The writer is the author of several books on the City and Wall Street
Last weekend’s rescue of SVB UK was a win for HSBC and the City of London at a time when both needed it. Under pressure from Chinese insurer Ping An to split its Asian and western operations, HSBC used the confidence given by a balance sheet built up on one continent to underpin an acquisition in another. It’s not a definitive answer to calls for a break-up of HSBC, but it certainly helps.
The City has been under pressure of a different kind, losing market share to Wall Street and the European bourses and criticised for its failure to list and retain growth companies on the London Stock Exchange. The collapse of SVB UK, a specialist in funding start-up and scale-up companies, or its sale to an overseas bank with no locus in the UK, would have been a further blow.
Instead, HSBC, a London-listed, Asia-facing global bank, worked together at pace with Rothschild, an Anglo-French investment bank with an office a stone’s throw from the Bank of England, and the British authorities. Global, nimble and using the old economy to build up the new, it is how the City is meant to work and it did. But the bank that did the deal and the authorities that helped it to happen have more to do if they are to build on a good weekend’s work.
In a 72-hour period, HSBC, a bank not renowned for its fleetness of foot, swiftly assessed SVB UK’s £5.5bn loan book; weighed up the potential maturity mismatch between that and its £6.7bn deposits; and estimated — it could have been little more than that — the likely damage from its west coast parent’s problems to the London bank’s £1.4bn equity value. With a $3tn global balance sheet to absorb any damage, HSBC decided to take a punt.
What of the competition? HSBC knew that SVB UK’s importance to the government’s growth agenda gave domestic buyers the advantage. Although it makes most of its money in Asia, HSBC operates a regulated ringfenced bank in the UK and can play the home card whenever it chooses.
Bearing in mind that Lloyds and RBS, recent wards of the state, probably wouldn’t take the risk, it might have seemed that Barclays, a market leader in banking to growth companies and with Lehman-sized form in buying distressed assets, would be the likely rival.
But there was a surprising lack of interest from Barclays HQ. Farther along Canary Wharf, HSBC executives reckoned that they had the stage to itself. They bid a token £1, winning a good deal for their own shareholders and sparing SVB’s UK customers and employees massive disruption.
The City’s regulators and the UK government can also be pleased. The institutional architecture put in place after the global financial crisis of 2008 passed its first big test. In contrast to the muddled tripartite arrangements of the early 2000s, No 10, the Treasury and the Bank of England have clearly defined roles and worked together effectively. Ringfencing, detested by the industry but a prominent feature of the regulatory landscape since 2019, helped a tidy resolution in this case.

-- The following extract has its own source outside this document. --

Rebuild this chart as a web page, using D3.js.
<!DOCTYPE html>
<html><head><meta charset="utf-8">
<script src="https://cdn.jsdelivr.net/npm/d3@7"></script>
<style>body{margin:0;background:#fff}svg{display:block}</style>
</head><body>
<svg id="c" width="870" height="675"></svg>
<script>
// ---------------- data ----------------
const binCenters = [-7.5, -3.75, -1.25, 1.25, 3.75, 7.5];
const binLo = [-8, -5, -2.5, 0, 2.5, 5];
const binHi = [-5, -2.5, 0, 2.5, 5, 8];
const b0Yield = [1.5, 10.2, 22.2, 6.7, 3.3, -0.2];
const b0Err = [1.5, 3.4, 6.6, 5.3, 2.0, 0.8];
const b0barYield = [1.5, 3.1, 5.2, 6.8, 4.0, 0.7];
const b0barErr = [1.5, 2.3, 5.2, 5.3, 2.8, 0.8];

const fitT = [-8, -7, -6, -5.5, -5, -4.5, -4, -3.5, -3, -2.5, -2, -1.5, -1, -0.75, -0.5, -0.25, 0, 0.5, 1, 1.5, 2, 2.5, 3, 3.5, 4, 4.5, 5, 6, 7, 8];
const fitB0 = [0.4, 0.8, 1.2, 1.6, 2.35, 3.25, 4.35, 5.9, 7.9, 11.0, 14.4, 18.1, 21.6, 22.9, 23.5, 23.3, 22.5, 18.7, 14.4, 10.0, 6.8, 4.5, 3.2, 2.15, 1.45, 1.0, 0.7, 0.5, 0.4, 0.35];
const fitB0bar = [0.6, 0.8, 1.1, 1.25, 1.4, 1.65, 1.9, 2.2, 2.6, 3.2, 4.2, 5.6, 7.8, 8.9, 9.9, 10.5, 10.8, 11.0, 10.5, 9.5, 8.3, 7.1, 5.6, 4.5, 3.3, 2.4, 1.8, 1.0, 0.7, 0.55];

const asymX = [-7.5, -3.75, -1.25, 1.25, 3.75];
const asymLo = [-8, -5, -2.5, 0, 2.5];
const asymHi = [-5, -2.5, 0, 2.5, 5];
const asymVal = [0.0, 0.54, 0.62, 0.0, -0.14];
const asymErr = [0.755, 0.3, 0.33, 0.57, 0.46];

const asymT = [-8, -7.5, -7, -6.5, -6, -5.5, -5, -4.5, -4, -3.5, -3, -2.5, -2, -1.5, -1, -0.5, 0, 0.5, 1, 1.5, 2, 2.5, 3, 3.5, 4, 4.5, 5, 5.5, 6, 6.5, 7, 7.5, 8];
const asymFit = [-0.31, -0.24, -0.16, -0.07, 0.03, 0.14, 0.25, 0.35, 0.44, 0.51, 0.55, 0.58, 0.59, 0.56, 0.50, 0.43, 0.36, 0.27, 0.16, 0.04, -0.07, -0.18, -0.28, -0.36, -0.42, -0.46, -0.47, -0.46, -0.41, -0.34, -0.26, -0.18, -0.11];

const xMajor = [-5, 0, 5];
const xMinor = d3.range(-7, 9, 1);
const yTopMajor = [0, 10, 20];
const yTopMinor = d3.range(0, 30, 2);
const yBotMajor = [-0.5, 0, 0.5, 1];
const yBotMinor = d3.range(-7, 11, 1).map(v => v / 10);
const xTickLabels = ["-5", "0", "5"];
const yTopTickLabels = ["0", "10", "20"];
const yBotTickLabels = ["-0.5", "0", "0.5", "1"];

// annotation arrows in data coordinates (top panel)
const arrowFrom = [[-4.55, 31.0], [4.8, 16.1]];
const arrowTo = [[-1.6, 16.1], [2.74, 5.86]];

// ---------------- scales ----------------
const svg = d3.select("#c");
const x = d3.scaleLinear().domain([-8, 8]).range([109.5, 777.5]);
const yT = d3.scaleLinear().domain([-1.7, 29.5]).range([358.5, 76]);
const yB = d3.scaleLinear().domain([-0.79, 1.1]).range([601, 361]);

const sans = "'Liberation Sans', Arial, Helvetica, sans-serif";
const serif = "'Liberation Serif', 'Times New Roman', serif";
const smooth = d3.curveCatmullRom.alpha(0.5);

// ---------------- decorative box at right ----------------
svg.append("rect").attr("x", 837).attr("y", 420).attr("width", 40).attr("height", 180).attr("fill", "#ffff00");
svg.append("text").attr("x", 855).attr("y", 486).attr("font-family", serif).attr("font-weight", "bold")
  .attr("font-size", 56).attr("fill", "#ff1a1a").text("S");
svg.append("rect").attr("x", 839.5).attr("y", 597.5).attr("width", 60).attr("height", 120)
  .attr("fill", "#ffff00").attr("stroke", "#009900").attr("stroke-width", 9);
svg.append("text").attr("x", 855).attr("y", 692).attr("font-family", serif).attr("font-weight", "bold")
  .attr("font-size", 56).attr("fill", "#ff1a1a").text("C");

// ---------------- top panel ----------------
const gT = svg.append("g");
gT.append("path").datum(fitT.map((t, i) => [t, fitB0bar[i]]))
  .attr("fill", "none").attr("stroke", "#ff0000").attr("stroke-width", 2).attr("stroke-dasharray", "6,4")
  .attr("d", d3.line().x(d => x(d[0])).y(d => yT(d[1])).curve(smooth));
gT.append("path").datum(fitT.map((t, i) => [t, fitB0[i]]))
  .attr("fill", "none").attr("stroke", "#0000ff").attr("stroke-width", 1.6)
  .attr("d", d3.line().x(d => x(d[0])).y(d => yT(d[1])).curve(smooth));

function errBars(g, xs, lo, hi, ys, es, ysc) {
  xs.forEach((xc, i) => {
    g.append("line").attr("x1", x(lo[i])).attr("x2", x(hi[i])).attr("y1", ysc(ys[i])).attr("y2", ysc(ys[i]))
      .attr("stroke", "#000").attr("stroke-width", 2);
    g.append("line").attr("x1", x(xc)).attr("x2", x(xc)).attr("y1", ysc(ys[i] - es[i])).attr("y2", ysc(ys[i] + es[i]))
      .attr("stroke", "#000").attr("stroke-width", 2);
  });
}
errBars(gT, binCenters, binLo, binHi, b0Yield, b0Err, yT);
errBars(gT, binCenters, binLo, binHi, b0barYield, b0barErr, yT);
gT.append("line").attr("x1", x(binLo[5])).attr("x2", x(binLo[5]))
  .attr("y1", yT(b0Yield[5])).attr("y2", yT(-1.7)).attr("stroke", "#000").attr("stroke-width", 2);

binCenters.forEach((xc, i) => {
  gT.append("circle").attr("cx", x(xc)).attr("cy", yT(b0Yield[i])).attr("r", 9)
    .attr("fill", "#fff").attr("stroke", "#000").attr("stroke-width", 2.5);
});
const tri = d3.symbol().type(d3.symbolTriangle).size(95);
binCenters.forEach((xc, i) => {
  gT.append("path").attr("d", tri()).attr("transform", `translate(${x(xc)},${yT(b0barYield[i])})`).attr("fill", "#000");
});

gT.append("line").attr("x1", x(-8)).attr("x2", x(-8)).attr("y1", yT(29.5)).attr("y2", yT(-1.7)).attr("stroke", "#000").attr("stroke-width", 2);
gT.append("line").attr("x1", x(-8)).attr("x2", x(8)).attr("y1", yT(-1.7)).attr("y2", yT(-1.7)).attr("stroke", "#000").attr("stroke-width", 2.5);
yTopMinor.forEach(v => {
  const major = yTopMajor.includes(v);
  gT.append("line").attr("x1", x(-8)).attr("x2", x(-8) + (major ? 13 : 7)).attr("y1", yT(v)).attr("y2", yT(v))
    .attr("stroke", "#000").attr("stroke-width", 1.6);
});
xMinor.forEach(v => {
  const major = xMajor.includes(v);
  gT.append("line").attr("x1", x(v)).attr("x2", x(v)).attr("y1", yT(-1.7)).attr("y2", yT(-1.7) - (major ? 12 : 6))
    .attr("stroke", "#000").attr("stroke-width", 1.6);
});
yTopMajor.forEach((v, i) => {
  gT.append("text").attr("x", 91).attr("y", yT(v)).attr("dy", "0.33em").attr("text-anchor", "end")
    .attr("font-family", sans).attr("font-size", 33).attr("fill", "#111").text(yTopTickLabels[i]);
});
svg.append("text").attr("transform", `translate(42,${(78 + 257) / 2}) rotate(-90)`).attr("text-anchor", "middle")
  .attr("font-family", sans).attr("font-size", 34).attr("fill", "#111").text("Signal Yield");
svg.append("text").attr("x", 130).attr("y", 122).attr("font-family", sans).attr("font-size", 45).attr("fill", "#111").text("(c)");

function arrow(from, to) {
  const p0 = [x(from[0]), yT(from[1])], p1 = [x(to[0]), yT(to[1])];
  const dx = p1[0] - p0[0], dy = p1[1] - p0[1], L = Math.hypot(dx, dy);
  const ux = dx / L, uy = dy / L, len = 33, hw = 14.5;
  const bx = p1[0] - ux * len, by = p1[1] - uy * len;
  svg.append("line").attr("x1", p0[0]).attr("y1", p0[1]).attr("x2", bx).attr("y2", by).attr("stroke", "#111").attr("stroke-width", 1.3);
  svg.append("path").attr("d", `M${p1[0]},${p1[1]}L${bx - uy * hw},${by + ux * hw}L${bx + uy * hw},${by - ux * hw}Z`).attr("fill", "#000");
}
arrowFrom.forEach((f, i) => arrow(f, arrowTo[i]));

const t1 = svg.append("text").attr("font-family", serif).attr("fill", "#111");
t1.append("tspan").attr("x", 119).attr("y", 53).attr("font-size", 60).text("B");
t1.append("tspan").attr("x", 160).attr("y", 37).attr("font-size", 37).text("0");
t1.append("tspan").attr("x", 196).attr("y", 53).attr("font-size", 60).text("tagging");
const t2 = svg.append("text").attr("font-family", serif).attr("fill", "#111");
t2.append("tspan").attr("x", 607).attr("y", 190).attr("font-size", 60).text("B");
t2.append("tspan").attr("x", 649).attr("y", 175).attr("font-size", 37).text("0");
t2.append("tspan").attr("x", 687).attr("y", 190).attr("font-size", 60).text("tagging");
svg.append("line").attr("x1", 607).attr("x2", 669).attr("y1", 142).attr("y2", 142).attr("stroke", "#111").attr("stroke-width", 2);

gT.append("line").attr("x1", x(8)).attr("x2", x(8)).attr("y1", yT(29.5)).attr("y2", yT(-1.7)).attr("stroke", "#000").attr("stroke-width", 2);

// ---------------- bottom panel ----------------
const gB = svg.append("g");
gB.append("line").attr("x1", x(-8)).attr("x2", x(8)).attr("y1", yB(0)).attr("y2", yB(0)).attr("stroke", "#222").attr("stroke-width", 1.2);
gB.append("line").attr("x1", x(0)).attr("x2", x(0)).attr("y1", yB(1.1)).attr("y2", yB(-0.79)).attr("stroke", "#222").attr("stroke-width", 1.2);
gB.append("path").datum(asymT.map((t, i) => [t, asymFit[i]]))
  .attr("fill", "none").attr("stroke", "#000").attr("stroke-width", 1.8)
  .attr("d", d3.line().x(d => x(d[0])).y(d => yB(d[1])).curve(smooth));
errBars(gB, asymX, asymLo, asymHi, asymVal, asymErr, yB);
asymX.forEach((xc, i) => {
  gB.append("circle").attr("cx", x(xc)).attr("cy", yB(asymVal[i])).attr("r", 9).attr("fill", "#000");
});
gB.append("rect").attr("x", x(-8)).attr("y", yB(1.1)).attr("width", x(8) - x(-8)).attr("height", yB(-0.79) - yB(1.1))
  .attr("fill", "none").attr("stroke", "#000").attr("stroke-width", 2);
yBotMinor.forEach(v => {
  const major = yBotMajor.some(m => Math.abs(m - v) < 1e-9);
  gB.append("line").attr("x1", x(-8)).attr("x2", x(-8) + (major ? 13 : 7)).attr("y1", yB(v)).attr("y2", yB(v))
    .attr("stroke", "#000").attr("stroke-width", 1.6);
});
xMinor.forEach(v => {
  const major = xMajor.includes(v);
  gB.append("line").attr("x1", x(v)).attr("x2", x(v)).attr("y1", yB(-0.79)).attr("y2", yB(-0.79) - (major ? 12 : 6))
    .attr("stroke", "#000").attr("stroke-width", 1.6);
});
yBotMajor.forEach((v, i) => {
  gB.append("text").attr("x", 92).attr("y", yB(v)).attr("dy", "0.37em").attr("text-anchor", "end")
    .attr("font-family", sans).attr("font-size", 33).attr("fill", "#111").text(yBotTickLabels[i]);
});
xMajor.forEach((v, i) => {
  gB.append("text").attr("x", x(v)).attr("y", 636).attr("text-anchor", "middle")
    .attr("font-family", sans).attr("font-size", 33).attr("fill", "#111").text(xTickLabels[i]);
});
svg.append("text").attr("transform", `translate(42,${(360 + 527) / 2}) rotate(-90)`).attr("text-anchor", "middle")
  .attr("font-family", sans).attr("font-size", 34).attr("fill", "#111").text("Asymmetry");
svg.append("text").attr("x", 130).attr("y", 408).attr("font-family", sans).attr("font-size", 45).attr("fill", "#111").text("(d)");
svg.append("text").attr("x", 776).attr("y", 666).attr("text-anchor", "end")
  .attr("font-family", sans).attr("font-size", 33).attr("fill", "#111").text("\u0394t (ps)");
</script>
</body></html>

This was also the first banking crisis since the government’s financial services package of December 2022, known as the Edinburgh reforms. Among other things, these gave regulators a growth and international competitiveness objective. Mixing supervision and growth hasn’t worked in the past and might still lead to grief, but here the authorities had evidently been listening. In smoothing potential bumps in the road for HSBC, including removing certain ringfencing requirements, regulators helped to get this deal done. It won’t be a material factor in HSBC’s thoughts on whether to keep a London listing but the counterfactual certainly would have been. The authorities can therefore be satisfied with their work but now need to resist industry lobbying to lighten up further.

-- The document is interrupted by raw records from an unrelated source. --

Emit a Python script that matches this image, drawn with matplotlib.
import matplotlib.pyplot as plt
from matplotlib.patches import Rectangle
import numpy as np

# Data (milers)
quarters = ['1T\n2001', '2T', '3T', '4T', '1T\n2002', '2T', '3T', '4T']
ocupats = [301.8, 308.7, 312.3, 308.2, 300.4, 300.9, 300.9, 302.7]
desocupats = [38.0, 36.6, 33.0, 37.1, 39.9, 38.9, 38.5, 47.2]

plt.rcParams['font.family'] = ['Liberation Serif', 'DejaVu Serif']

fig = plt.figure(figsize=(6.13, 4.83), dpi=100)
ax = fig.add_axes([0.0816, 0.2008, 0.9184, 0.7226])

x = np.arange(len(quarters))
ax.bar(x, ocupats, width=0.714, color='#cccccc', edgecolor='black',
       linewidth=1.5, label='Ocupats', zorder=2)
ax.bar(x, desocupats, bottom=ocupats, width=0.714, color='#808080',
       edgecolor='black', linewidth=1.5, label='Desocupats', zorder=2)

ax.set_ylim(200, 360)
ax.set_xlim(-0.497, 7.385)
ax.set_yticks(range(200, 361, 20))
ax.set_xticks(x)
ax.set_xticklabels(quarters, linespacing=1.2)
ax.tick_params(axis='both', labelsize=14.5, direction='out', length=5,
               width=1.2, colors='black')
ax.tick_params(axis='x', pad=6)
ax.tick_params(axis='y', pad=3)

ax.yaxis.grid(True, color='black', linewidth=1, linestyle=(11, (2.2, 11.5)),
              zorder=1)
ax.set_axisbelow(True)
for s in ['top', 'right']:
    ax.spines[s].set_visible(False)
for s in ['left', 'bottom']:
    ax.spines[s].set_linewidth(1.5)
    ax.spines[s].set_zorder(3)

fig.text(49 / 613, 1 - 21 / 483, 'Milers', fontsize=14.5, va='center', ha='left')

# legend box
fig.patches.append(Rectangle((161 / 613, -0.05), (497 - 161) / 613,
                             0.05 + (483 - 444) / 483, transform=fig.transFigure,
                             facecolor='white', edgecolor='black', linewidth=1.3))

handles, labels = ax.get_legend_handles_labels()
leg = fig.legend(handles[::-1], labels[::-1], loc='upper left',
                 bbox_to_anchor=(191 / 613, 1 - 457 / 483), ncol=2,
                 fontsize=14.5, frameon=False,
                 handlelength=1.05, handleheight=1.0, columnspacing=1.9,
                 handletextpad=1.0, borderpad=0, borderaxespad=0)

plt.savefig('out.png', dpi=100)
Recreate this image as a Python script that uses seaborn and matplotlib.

For HSBC, the hard work starts here, beginning with the intricate business of valuing the loan book. The turnround last weekend was so rapid that due diligence in Rothschild’s virtual data room cannot have been completely comprehensive. HSBC, a bank with a chequered deal history, will be hoping that its latest acquisition’s equity cushion is thick enough to absorb the results of some old-fashioned credit risk analysis.
Which brings us to the biggest risk in this acquisition, culture clash. SVB UK banks to 3,300 growth companies in sectors such as technology and the life sciences. Growth companies are optimistic, entrepreneurial and opportunistic; big company bankers are not. The faultline is not likely to be working from home, dressing down or free beer on Thursdays, but risk appetite.
Will HSBC be able to handle the high-risk, high-reward trade-offs implicit in banking for growth? How it manages this will be a challenge in retaining and motivating staff and clients, a challenge that you can be sure HSBC’s competitors, including Barclays, will be trying to exploit.